* Information supplied *
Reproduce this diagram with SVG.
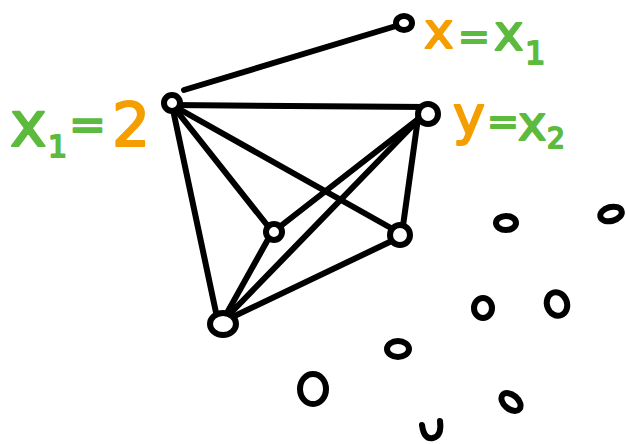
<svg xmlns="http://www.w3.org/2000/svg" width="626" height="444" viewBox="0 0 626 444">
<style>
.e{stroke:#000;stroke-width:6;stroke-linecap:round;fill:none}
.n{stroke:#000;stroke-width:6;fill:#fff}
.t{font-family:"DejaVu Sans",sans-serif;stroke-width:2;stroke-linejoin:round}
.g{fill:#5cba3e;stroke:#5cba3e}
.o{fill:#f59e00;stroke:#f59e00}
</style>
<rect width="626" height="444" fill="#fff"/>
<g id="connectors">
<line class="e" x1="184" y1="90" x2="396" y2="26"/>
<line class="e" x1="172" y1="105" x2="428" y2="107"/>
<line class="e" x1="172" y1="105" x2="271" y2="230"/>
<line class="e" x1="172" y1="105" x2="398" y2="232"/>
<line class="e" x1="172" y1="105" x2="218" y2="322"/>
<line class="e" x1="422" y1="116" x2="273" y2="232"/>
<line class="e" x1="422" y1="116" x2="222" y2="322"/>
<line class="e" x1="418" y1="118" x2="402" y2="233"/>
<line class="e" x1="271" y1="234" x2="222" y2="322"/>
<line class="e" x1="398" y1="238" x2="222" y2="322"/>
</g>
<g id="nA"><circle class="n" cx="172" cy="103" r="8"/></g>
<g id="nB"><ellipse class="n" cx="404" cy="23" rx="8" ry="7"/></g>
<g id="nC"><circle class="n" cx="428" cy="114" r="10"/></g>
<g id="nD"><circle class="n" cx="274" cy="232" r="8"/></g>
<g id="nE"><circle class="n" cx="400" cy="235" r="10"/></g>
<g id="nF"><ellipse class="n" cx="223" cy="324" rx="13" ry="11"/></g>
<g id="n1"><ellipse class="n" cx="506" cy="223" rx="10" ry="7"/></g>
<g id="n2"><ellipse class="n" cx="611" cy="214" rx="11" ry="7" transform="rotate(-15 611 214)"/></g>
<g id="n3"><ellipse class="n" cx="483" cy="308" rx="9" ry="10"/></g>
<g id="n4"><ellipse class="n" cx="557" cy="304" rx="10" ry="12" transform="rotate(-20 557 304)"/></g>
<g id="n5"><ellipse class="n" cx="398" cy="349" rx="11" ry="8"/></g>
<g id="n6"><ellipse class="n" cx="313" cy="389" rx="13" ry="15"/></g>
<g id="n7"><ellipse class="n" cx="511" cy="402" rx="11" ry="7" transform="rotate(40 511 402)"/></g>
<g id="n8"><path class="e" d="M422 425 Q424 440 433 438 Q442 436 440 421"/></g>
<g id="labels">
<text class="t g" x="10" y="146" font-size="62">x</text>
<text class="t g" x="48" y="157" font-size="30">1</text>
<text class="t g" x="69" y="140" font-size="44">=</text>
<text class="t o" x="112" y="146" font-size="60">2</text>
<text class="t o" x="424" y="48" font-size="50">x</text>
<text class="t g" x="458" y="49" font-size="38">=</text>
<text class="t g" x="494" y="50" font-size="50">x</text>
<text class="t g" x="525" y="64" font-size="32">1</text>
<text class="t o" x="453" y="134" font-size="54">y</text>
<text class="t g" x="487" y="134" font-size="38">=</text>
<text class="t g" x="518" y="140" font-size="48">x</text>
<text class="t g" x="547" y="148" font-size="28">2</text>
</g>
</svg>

* Set exercise *
All of the lines above should be retyped precisely, apart from the pictures.

* Exercise solution *
Reproduce this diagram with SVG.
<svg xmlns="http://www.w3.org/2000/svg" width="626" height="444" viewBox="0 0 626 444">
<style>
.e{stroke:#000;stroke-width:6;stroke-linecap:round;fill:none}
.n{stroke:#000;stroke-width:6;fill:#fff}
.t{font-family:"DejaVu Sans",sans-serif;stroke-width:2;stroke-linejoin:round}
.g{fill:#5cba3e;stroke:#5cba3e}
.o{fill:#f59e00;stroke:#f59e00}
</style>
<rect width="626" height="444" fill="#fff"/>
<g id="connectors">
<line class="e" x1="184" y1="90" x2="396" y2="26"/>
<line class="e" x1="172" y1="105" x2="428" y2="107"/>
<line class="e" x1="172" y1="105" x2="271" y2="230"/>
<line class="e" x1="172" y1="105" x2="398" y2="232"/>
<line class="e" x1="172" y1="105" x2="218" y2="322"/>
<line class="e" x1="422" y1="116" x2="273" y2="232"/>
<line class="e" x1="422" y1="116" x2="222" y2="322"/>
<line class="e" x1="418" y1="118" x2="402" y2="233"/>
<line class="e" x1="271" y1="234" x2="222" y2="322"/>
<line class="e" x1="398" y1="238" x2="222" y2="322"/>
</g>
<g id="nA"><circle class="n" cx="172" cy="103" r="8"/></g>
<g id="nB"><ellipse class="n" cx="404" cy="23" rx="8" ry="7"/></g>
<g id="nC"><circle class="n" cx="428" cy="114" r="10"/></g>
<g id="nD"><circle class="n" cx="274" cy="232" r="8"/></g>
<g id="nE"><circle class="n" cx="400" cy="235" r="10"/></g>
<g id="nF"><ellipse class="n" cx="223" cy="324" rx="13" ry="11"/></g>
<g id="n1"><ellipse class="n" cx="506" cy="223" rx="10" ry="7"/></g>
<g id="n2"><ellipse class="n" cx="611" cy="214" rx="11" ry="7" transform="rotate(-15 611 214)"/></g>
<g id="n3"><ellipse class="n" cx="483" cy="308" rx="9" ry="10"/></g>
<g id="n4"><ellipse class="n" cx="557" cy="304" rx="10" ry="12" transform="rotate(-20 557 304)"/></g>
<g id="n5"><ellipse class="n" cx="398" cy="349" rx="11" ry="8"/></g>
<g id="n6"><ellipse class="n" cx="313" cy="389" rx="13" ry="15"/></g>
<g id="n7"><ellipse class="n" cx="511" cy="402" rx="11" ry="7" transform="rotate(40 511 402)"/></g>
<g id="n8"><path class="e" d="M422 425 Q424 440 433 438 Q442 436 440 421"/></g>
<g id="labels">
<text class="t g" x="10" y="146" font-size="62">x</text>
<text class="t g" x="48" y="157" font-size="30">1</text>
<text class="t g" x="69" y="140" font-size="44">=</text>
<text class="t o" x="112" y="146" font-size="60">2</text>
<text class="t o" x="424" y="48" font-size="50">x</text>
<text class="t g" x="458" y="49" font-size="38">=</text>
<text class="t g" x="494" y="50" font-size="50">x</text>
<text class="t g" x="525" y="64" font-size="32">1</text>
<text class="t o" x="453" y="134" font-size="54">y</text>
<text class="t g" x="487" y="134" font-size="38">=</text>
<text class="t g" x="518" y="140" font-size="48">x</text>
<text class="t g" x="547" y="148" font-size="28">2</text>
</g>
</svg>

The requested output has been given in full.